Dowry

DOWRY (dou'rē). The price paid by the suitor to the parents of the prospective bride; also the portion that the bride brought to her husband. Gen.30.20; Gen.34.12; Exod.22.17; and 1Sam.18.25 (kjv) illustrate various uses of the word. NIV renders “gift,” “bride-price.”


DOWRY, three Heb. words are so tr. in the Eng. VSS. 1. מֹ֣הַר, “purchase price,” “purchase money” (KJV) DOWRY, (RSV) MARRIAGE PRESENT. The actual meaning of the word is in effect “bride-price,” a sum paid the father of the bride for her economic loss to the family. This could be paid in service (Gen 29:18). It is used specifically in the sense of money paid the father for the bride (Gen 34:12; Exod 22:16; 1 Sam 18:25). It is therefore incorrect to consider this type of payment a dowry.

2. שִׁלֻּחִ֔ים, “gifts given to a daughter on her leaving for marriage.” Although a rather clumsy definition, it is clear enough in the two texts where it occurs (1 Kings 9:16; Mic 1:14 [KJV], “present” [RSV], “dowry”).

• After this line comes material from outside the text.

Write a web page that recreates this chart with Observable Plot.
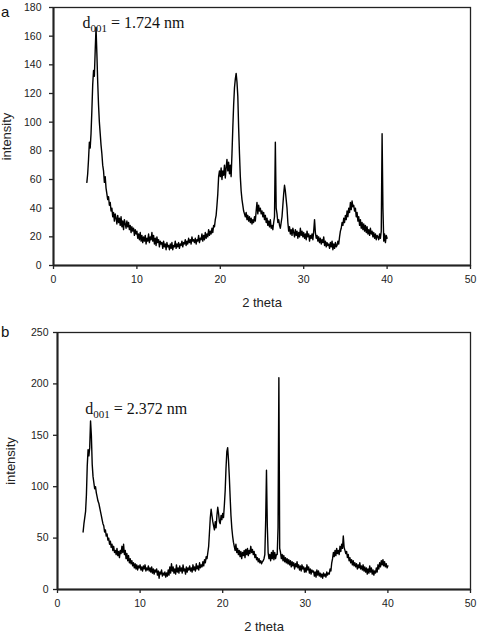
<!DOCTYPE html>
<html><head><meta charset="utf-8">
<script src="https://cdn.jsdelivr.net/npm/d3@7"></script>
<script src="https://cdn.jsdelivr.net/npm/@observablehq/plot@0.6"></script>
<style>
body{margin:0;background:#fff;}
#wrap{position:relative;width:477px;height:633px;overflow:hidden;font-family:"Liberation Sans",Arial,sans-serif;}
.panel{position:absolute;left:0;}
.tag{position:absolute;font-size:15px;color:#111;z-index:2;line-height:1;}
</style></head><body>
<div id="wrap">
  <div id="pa" class="panel" style="top:0"></div>
  <div id="pb" class="panel" style="top:318px"></div>
  <div class="tag" style="left:1px;top:4px">a</div>
  <div class="tag" style="left:1px;top:324px">b</div>
</div>
<script>
// ---- data (2 theta grid, 0.1 deg step) ----
const startA = 4.0, stepA = 0.1;
const intensityA = [
 58, 64, 74, 86, 82, 92, 108, 126, 136, 132,
 150, 166, 148, 128, 112, 100, 92, 84, 78, 70,
 66, 58, 62, 54, 50, 46, 48, 42, 44, 38,
 40, 34, 37, 31, 36, 33, 29, 35, 30, 33,
 28, 34, 27, 31, 25, 32, 29, 26, 31, 27,
 30, 25, 28, 23, 27, 24, 26, 21, 25, 22,
 24, 19, 22, 18, 23, 17, 21, 16, 20, 17,
 21, 15, 19, 17, 22, 16, 20, 18, 23, 17,
 21, 15, 19, 14, 20, 16, 18, 13, 17, 15,
 16, 12, 17, 13, 15, 11, 16, 13, 14, 11,
 15, 12, 16, 11, 14, 13, 17, 12, 15, 13,
 16, 12, 15, 14, 17, 13, 16, 15, 18, 14,
 17, 15, 19, 16, 18, 15, 20, 17, 18, 16,
 19, 15, 18, 17, 21, 16, 19, 18, 22, 17,
 21, 18, 23, 19, 22, 20, 25, 21, 24, 22,
 26, 23, 28, 27, 32, 35, 42, 50, 62, 66,
 62, 68, 60, 66, 63, 70, 61, 68, 74, 66,
 72, 64, 70, 62, 78, 96, 112, 124, 130, 134,
 128, 118, 96, 78, 62, 52, 46, 42, 38, 36,
 34, 37, 32, 35, 31, 34, 30, 33, 29, 32,
 30, 34, 31, 38, 44, 36, 42, 38, 40, 36,
 38, 34, 37, 32, 35, 30, 33, 28, 31, 27,
 32, 26, 28, 25, 30, 34, 86, 40, 36, 30,
 32, 28, 26, 30, 34, 42, 50, 56, 52, 46,
 40, 30, 24, 27, 22, 25, 21, 26, 23, 20,
 25, 21, 24, 19, 23, 20, 26, 21, 24, 20,
 23, 19, 22, 18, 24, 20, 22, 17, 21, 19,
 22, 18, 24, 32, 23, 19, 21, 17, 20, 16,
 19, 15, 18, 16, 20, 14, 17, 13, 16, 14,
 15, 12, 16, 13, 17, 11, 15, 12, 16, 13,
 14, 17, 15, 20, 24, 26, 30, 28, 33, 30,
 35, 32, 38, 34, 40, 37, 44, 39, 45, 41,
 42, 38, 40, 34, 37, 31, 34, 28, 32, 26,
 30, 25, 29, 24, 28, 23, 27, 22, 25, 21,
 26, 22, 24, 20, 23, 19, 22, 18, 21, 20,
 18, 22, 19, 24, 92, 40, 17, 22, 16, 21,
 19
];
const startB = 3.1, stepB = 0.1;
const intensityB = [
 56, 64, 70, 76, 92, 120, 136, 130, 138,
 164, 150, 122, 110, 104, 98, 100, 94, 90, 86,
 84, 80, 76, 72, 68, 64, 62, 56, 58, 52,
 54, 48, 50, 44, 47, 41, 44, 38, 42, 36,
 38, 34, 40, 33, 37, 31, 38, 35, 42, 36,
 44, 34, 38, 30, 35, 28, 33, 26, 30, 25,
 28, 23, 26, 21, 25, 20, 24, 19, 23, 21,
 24, 19, 22, 18, 23, 20, 24, 18, 21, 19,
 23, 18, 21, 17, 22, 16, 20, 15, 19, 17,
 20, 14, 18, 11, 17, 15, 19, 13, 16, 14,
 17, 12, 16, 13, 19, 14, 22, 16, 25, 18,
 22, 16, 20, 15, 24, 17, 21, 16, 23, 18,
 21, 16, 24, 18, 20, 15, 22, 17, 21, 19,
 23, 18, 21, 17, 24, 19, 22, 18, 25, 20,
 23, 19, 26, 21, 24, 22, 27, 23, 29, 26,
 32, 30, 36, 42, 56, 70, 78, 72, 66, 62,
 58, 66, 60, 72, 80, 74, 66, 64, 72, 68,
 74, 70, 82, 96, 118, 134, 138, 126, 110, 90,
 72, 60, 52, 46, 42, 38, 44, 36, 40, 34,
 38, 32, 37, 30, 36, 33, 38, 31, 39, 34,
 40, 33, 38, 35, 42, 36, 39, 34, 37, 31,
 34, 29, 31, 27, 30, 26, 28, 25, 27, 28,
 30, 34, 66, 116, 62, 36, 30, 34, 28, 36,
 30, 38, 29, 36, 30, 34, 34, 60, 206, 40,
 36, 30, 34, 28, 33, 27, 31, 26, 30, 25,
 29, 24, 28, 22, 27, 23, 26, 20, 25, 22,
 27, 21, 24, 19, 23, 18, 24, 20, 22, 17,
 21, 17, 24, 19, 22, 16, 20, 15, 19, 17,
 18, 13, 17, 12, 19, 14, 18, 13, 16, 12,
 15, 11, 16, 13, 15, 12, 17, 14, 16, 15,
 20, 18, 26, 30, 36, 32, 38, 33, 40, 35,
 38, 34, 42, 37, 44, 40, 52, 41, 38, 35,
 37, 31, 34, 28, 31, 26, 29, 24, 28, 23,
 26, 22, 25, 20, 24, 21, 26, 20, 23, 19,
 24, 18, 22, 17, 21, 15, 20, 16, 23, 17,
 21, 15, 19, 14, 18, 16, 21, 17, 24, 20,
 26, 22, 28, 24, 29, 23, 27, 22, 25, 21,
 23
];
const xTicks = [0, 10, 20, 30, 40, 50];
const yTicksA = [0, 20, 40, 60, 80, 100, 120, 140, 160, 180];
const yTicksB = [0, 50, 100, 150, 200, 250];
const xLabel = "2 theta";
const yLabel = "intensity";
const annA = {theta: 3.48, value: 166, sub: "001", rest: " = 1.724 nm"};
const annB = {theta: 3.37, value: 171, sub: "001", rest: " = 2.372 nm"};

const ink = "#222";

function toRows(start, step, vals) {
  return vals.map((v, i) => ({theta: +(start + i * step).toFixed(2), intensity: v}));
}

function panel(el, o) {
  const rows = toRows(o.start, o.step, o.values);
  const plot = Plot.plot({
    width: 477, height: o.height,
    marginLeft: o.ml, marginRight: o.mr, marginTop: o.mt, marginBottom: o.mb,
    style: {fontFamily: "'Liberation Sans', Arial, sans-serif", fontSize: "10.5px", color: ink, background: "white", overflow: "visible"},
    x: {domain: [0, 50]},
    y: {domain: o.ydomain},
    marks: [
      Plot.frame({stroke: ink, strokeWidth: 1.3}),
      Plot.axisX({ticks: xTicks, tickSize: 4, tickPadding: 6, label: null, stroke: ink, strokeWidth: 1.3}),
      Plot.axisY({ticks: o.yticks, tickSize: 4, tickPadding: o.ypad, label: null, stroke: ink, strokeWidth: 1.3}),
      Plot.ruleX([0], {stroke: ink, strokeWidth: 2}),
      Plot.ruleY([0], {stroke: ink, strokeWidth: 2}),
      Plot.line(rows, {x: "theta", y: "intensity", stroke: "#000", strokeWidth: 1.4}),
      Plot.text([xLabel], {frameAnchor: "bottom", text: d => d, dy: 41, lineAnchor: "bottom", fontSize: 13, fill: ink}),
      Plot.text([yLabel], {frameAnchor: "left", text: d => d, dx: o.ylx, rotate: -90, lineAnchor: "middle", textAnchor: "middle", fontSize: 13, fill: ink}),
      Plot.text([o.ann], {x: "theta", y: "value", text: d => "d" + d.sub + d.rest, textAnchor: "start", lineAnchor: "bottom", fontFamily: "'Liberation Serif', 'Times New Roman', serif", fontSize: 16, fill: "#111"})
    ]
  });
  // subscript in annotation
  plot.querySelectorAll("text").forEach(t => {
    if (t.textContent === "d" + o.ann.sub + o.ann.rest) {
      const ns = "http://www.w3.org/2000/svg";
      t.textContent = "d";
      const s = document.createElementNS(ns, "tspan");
      s.setAttribute("dy", "4"); s.setAttribute("font-size", "11");
      s.textContent = o.ann.sub;
      const r = document.createElementNS(ns, "tspan");
      r.setAttribute("dy", "-4");
      r.textContent = o.ann.rest;
      t.appendChild(s); t.appendChild(r);
    }
  });
  el.appendChild(plot);
}

panel(document.getElementById("pa"), {
  start: startA, step: stepA, values: intensityA, height: 310,
  ml: 53, mr: 7, mt: 7, mb: 45, ydomain: [0, 180], yticks: yTicksA, ypad: 8, ylx: -47, ann: annA
});
panel(document.getElementById("pb"), {
  start: startB, step: stepB, values: intensityB, height: 315,
  ml: 57, mr: 7, mt: 14, mb: 44, ydomain: [0, 250], yticks: yTicksB, ypad: 5, ylx: -47, ann: annB
});
</script>
</body></html>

3. זֵ֣בֶד, “endowment,” “gift” (Gen 30:20). The relative scarcity of such terms in the OT demonstrates that although common in the Near Eastern cultures around them it was not customary among the people of Israel; in fact, three of the less than ten references are in contexts concerning Gentiles. See Marriage.